When it comes to government buildings and institutions like schools what are they to do? Do they force people to share bathrooms with people of opposite genitals, or do they force people to share bathrooms with people who they feel are the opposite gender? Which one is equality before the law? Which one is the moral choice? Can anyone really know? To me it seems to be wholly subjective and subjectiveness is where government logic fails. As so often occurs with government, one decision must directly violate the convictions and perceived equality of one group in favor of another.

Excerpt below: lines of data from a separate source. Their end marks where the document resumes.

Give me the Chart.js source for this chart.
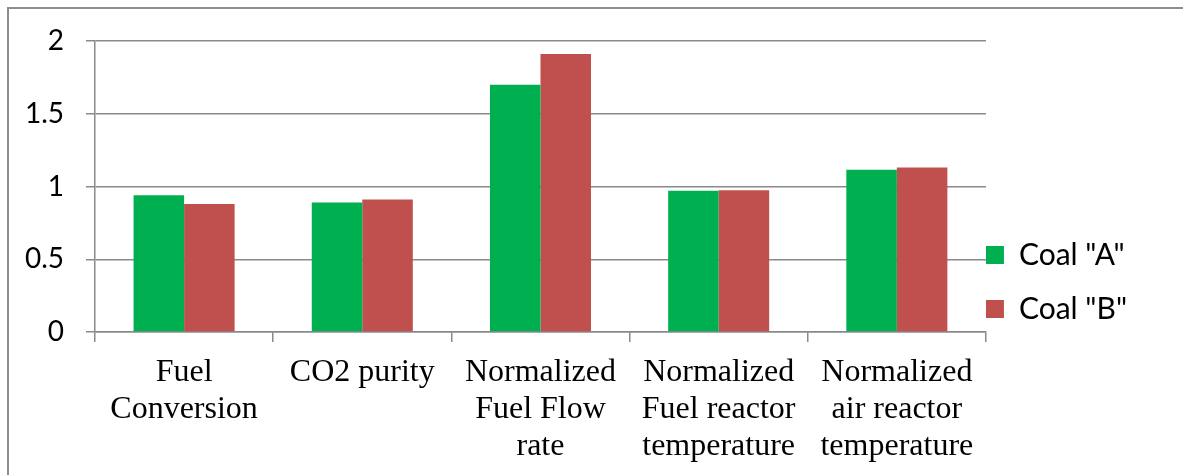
<!DOCTYPE html>
<html>
<head>
<meta charset="utf-8">
<script src="https://cdn.jsdelivr.net/npm/chart.js@4/dist/chart.umd.min.js"></script>
<style>
  html, body { margin: 0; padding: 0; background: #fff; overflow: hidden; }
  #frame { position: absolute; left: 7px; top: 7px; width: 1300px; height: 600px; border: 2px solid #8e8e8e; box-sizing: border-box; }
  #wrap { position: absolute; left: 0; top: 0; width: 1183px; height: 475px; }
</style>
</head>
<body>
<div id="frame"></div>
<div id="wrap"><canvas id="c"></canvas></div>
<script>
const categories = [
  ['Fuel', 'Conversion'],
  ['CO2 purity'],
  ['Normalized', 'Fuel Flow', 'rate'],
  ['Normalized', 'Fuel reactor', 'temperature'],
  ['Normalized', 'air reactor', 'temperature']
];
const seriesNames = ['Coal "A"', 'Coal "B"'];
const coalA = [0.94, 0.89, 1.70, 0.97, 1.115];
const coalB = [0.88, 0.91, 1.91, 0.975, 1.13];
const yMin = 0, yMax = 2, yStep = 0.5;

const legendShift = {
  id: 'legendShift',
  afterLayout(chart) {
    const l = chart.legend;
    if (!l) return;
    const dx = 24;
    l.left -= dx; l.right -= dx;
    const h = l.bottom - l.top;
    l.top = 216; l.bottom = 216 + h;
  }
};

new Chart(document.getElementById('c'), {
  type: 'bar',
  data: {
    labels: categories,
    datasets: [
      { label: seriesNames[0], data: coalA, backgroundColor: '#00B050' },
      { label: seriesNames[1], data: coalB, backgroundColor: '#C0504D' }
    ]
  },
  options: {
    responsive: true,
    maintainAspectRatio: false,
    animation: false,
    events: [],
    datasets: { bar: { categoryPercentage: 0.567, barPercentage: 1 } },
    layout: { padding: { left: 0, top: 41, right: 22, bottom: 0 } },
    plugins: {
      tooltip: { enabled: false },
      legend: {
        position: 'right',
        align: 'start',
        labels: {
          boxWidth: 18, boxHeight: 18, padding: 24,
          color: '#000',
          font: { family: 'Lato', size: 30 }
        }
      }
    },
    scales: {
      x: {
        grid: { display: true, drawOnChartArea: false, drawTicks: true, tickLength: 10, color: '#8a8a8a', lineWidth: 1.5, offset: true },
        border: { display: true, color: '#8a8a8a', width: 1.5 },
        ticks: { color: '#000', font: { family: 'Liberation Serif', size: 32, lineHeight: 1.16 }, padding: 12, maxRotation: 0, autoSkip: false },
        afterFit(scale) { scale.height = 475 - 332; }
      },
      y: {
        min: yMin, max: yMax,
        ticks: { stepSize: yStep, color: '#000', font: { family: 'Lato', size: 28 }, padding: 22, callback: (v) => String(v) },
        grid: { color: '#8a8a8a', lineWidth: 1.5, tickLength: 9 },
        border: { display: true, color: '#8a8a8a', width: 1.5 },
        afterFit(scale) { scale.width = 95; }
      }
    }
  },
  plugins: [legendShift]
});
</script>
</body>
</html>
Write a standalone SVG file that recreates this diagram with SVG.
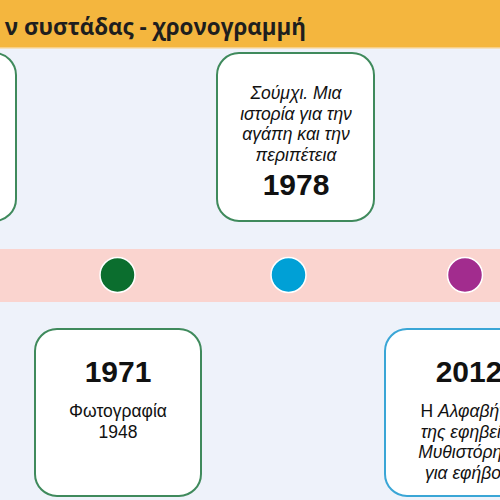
<svg xmlns="http://www.w3.org/2000/svg" width="500" height="500" viewBox="0 0 500 500">
<style>
.card{fill:#fff;stroke-width:2}
.g{stroke:#3f8a5c}
.b{stroke:#3aa6d6}
.yr{font-family:"Liberation Sans",Arial,sans-serif;font-weight:bold;font-size:30px;fill:#111;text-anchor:middle}
.t{font-family:"Liberation Sans",Arial,sans-serif;font-size:17.5px;fill:#111;text-anchor:middle}
.i{font-style:italic}
.dot{stroke:#fff;stroke-width:1.5}
</style>
<rect width="500" height="500" fill="#eef2fa"/>
<rect width="500" height="48" fill="#f4b63e"/>
<rect y="47" width="500" height="1.5" fill="#f7cf86"/>
<text x="306" y="35" text-anchor="end" font-family="'Open Sans','Noto Sans',sans-serif" font-weight="bold" font-size="22.4" fill="#1e1e1e">ν συστάδας - χρονογραμμή</text>
<rect y="249" width="500" height="53" fill="#fad4cf"/>
<g id="connectors"></g>
<g id="node-prev"><rect class="card g" x="-150" y="53" width="166" height="168" rx="22"/></g>
<g id="node-1978">
<rect class="card g" x="217" y="53" width="157" height="168" rx="22"/>
<text class="t i" x="296" y="99">Σούμχι. Μια</text>
<text class="t i" x="296" y="120">ιστορία για την</text>
<text class="t i" x="296" y="140">αγάπη και την</text>
<text class="t i" x="296" y="161">περιπέτεια</text>
<text class="yr" x="296" y="195" font-size="31">1978</text>
</g>
<g id="node-1971">
<rect class="card g" x="35" y="329" width="166" height="167" rx="22"/>
<text class="yr" x="118" y="382">1971</text>
<text class="t" x="118" y="417" font-size="19">Φωτογραφία</text>
<text class="t" x="118" y="438" font-size="19">1948</text>
</g>
<g id="node-2012">
<rect class="card b" x="385" y="329" width="166" height="167" rx="22"/>
<text class="yr" x="469" y="382">2012</text>
<text class="t" x="468" y="417">Η <tspan class="i">Αλφαβήτα</tspan></text>
<text class="t i" x="470" y="438">της εφηβείας</text>
<text class="t i" x="470" y="458">Μυθιστόρημα</text>
<text class="t i" x="472" y="479">για εφήβους</text>
</g>
<g id="dot-1971"><circle class="dot" cx="117.5" cy="275" r="17.5" fill="#0b6e2e"/></g>
<g id="dot-1978"><circle class="dot" cx="288.5" cy="275" r="17.5" fill="#00a0d6"/></g>
<g id="dot-2012"><circle class="dot" cx="465" cy="275" r="17.5" fill="#a22c8e"/></g>
</svg>
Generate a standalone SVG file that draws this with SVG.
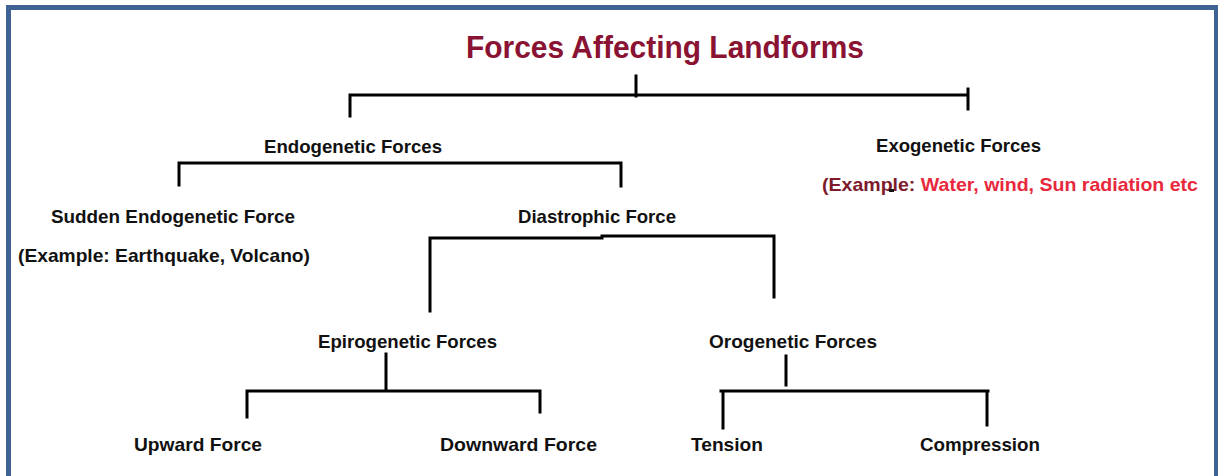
<svg xmlns="http://www.w3.org/2000/svg" width="1218" height="476" viewBox="0 0 1218 476">
<style>
.t{font-family:"Liberation Sans",Arial,sans-serif;font-weight:bold;font-size:19px;fill:#111}
.title{font-family:"Liberation Sans",Arial,sans-serif;font-weight:bold;font-size:31px;fill:#8a1232}
.ln{stroke:#000;stroke-width:3;fill:none;stroke-linecap:square}
.frame{fill:#3f6194}
</style>
<rect width="1218" height="476" fill="#fff"/>
<g id="frame">
<rect class="frame" x="6" y="5" width="1212" height="5"/>
<rect class="frame" x="6" y="5" width="5" height="471"/>
<rect class="frame" x="1214" y="5" width="4" height="471"/>
</g>
<g id="connectors">
<path class="ln" d="M636 76V96M350 95H968M350 95V116M968 89V109"/>
<path class="ln" d="M179 163H621M179 163V185M621 163V186"/>
<path class="ln" d="M430 238H602V236H774M430 238V311M774 236V297"/>
<path class="ln" d="M386 354V391M247 391H540M247 391V417M540 391V412"/>
<path class="ln" d="M786 356V385M721 391H988M723 391V428M987 391V425"/>
</g>
<g id="title"><text class="title" x="466" y="58" textLength="398" lengthAdjust="spacingAndGlyphs">Forces Affecting Landforms</text></g>
<g id="endogenetic"><text class="t" x="264" y="153" textLength="178" lengthAdjust="spacingAndGlyphs">Endogenetic Forces</text></g>
<g id="exogenetic">
<text class="t" x="876" y="152" textLength="165" lengthAdjust="spacingAndGlyphs">Exogenetic Forces</text>
<text class="t" x="822" y="191" textLength="376" lengthAdjust="spacingAndGlyphs"><tspan fill="#7d1a2c">(Example: </tspan><tspan fill="#e8283c">Water, wind, Sun radiation etc</tspan></text>
<rect x="889" y="189" width="5" height="3" fill="#111"/>
</g>
<g id="sudden">
<text class="t" x="51" y="223" textLength="244" lengthAdjust="spacingAndGlyphs">Sudden Endogenetic Force</text>
<text class="t" x="18" y="262" textLength="292" lengthAdjust="spacingAndGlyphs">(Example: Earthquake, Volcano)</text>
</g>
<g id="diastrophic"><text class="t" x="518" y="223" textLength="158" lengthAdjust="spacingAndGlyphs">Diastrophic Force</text></g>
<g id="epirogenetic"><text class="t" x="318" y="348" textLength="179" lengthAdjust="spacingAndGlyphs">Epirogenetic Forces</text></g>
<g id="orogenetic"><text class="t" x="709" y="348" textLength="168" lengthAdjust="spacingAndGlyphs">Orogenetic Forces</text></g>
<g id="upward"><text class="t" x="134" y="451" textLength="128" lengthAdjust="spacingAndGlyphs">Upward Force</text></g>
<g id="downward"><text class="t" x="440" y="451" textLength="157" lengthAdjust="spacingAndGlyphs">Downward Force</text></g>
<g id="tension"><text class="t" x="691" y="451" textLength="72" lengthAdjust="spacingAndGlyphs">Tension</text></g>
<g id="compression"><text class="t" x="920" y="451" textLength="120" lengthAdjust="spacingAndGlyphs">Compression</text></g>
</svg>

Herein lies the very problem with applying the state to areas other than maintaining property rights. It has to make the decision for everyone. It forces us to be part of institutions whose policies we may disagree with, and forces us to fund it at that. Who you choose to associate or disassociate with is the strongest signal you have. If Obama were a head of a private school in a free society then those who disagree with his policies could simply leave. They could teach their kids at home, send them to a different school, send them to work, or do anything they wanted to get away from this policy they feel is so damaging.
This is why the market harmonizes seemingly impossible differences of opinion so much better than government. Because it allows you to fund those who you agree with and deny your money to those who you don’t agree with. It lets everyone to live out their subjective convictions as best they can without forcing them on others. And as the private sector shows us today, most desires that are held by more than just a few people are fulfilled in some way. So if everything were organized along free market lines you would have everyone being better able to fulfill their needs and wants in the way they want to, and you would have a lot less people being a part of something they disagree with.
Government is one size fits all. It robs you of the right to choose on some of the most important things in life like education, utilities, transportation, and which bathroom you use. In doing this it creates chaos, conflict, resentment, and hate. People care a lot less about other people doing things they disagree with if they don’t have to fund it, live by it, or even see it. The real fight, then, shouldn’t be over “bathroom rights”, but over removing this one-size-fits-all mentality from as many areas of life as possible. In other words, get the government out and let individuals each decide what is best for themselves.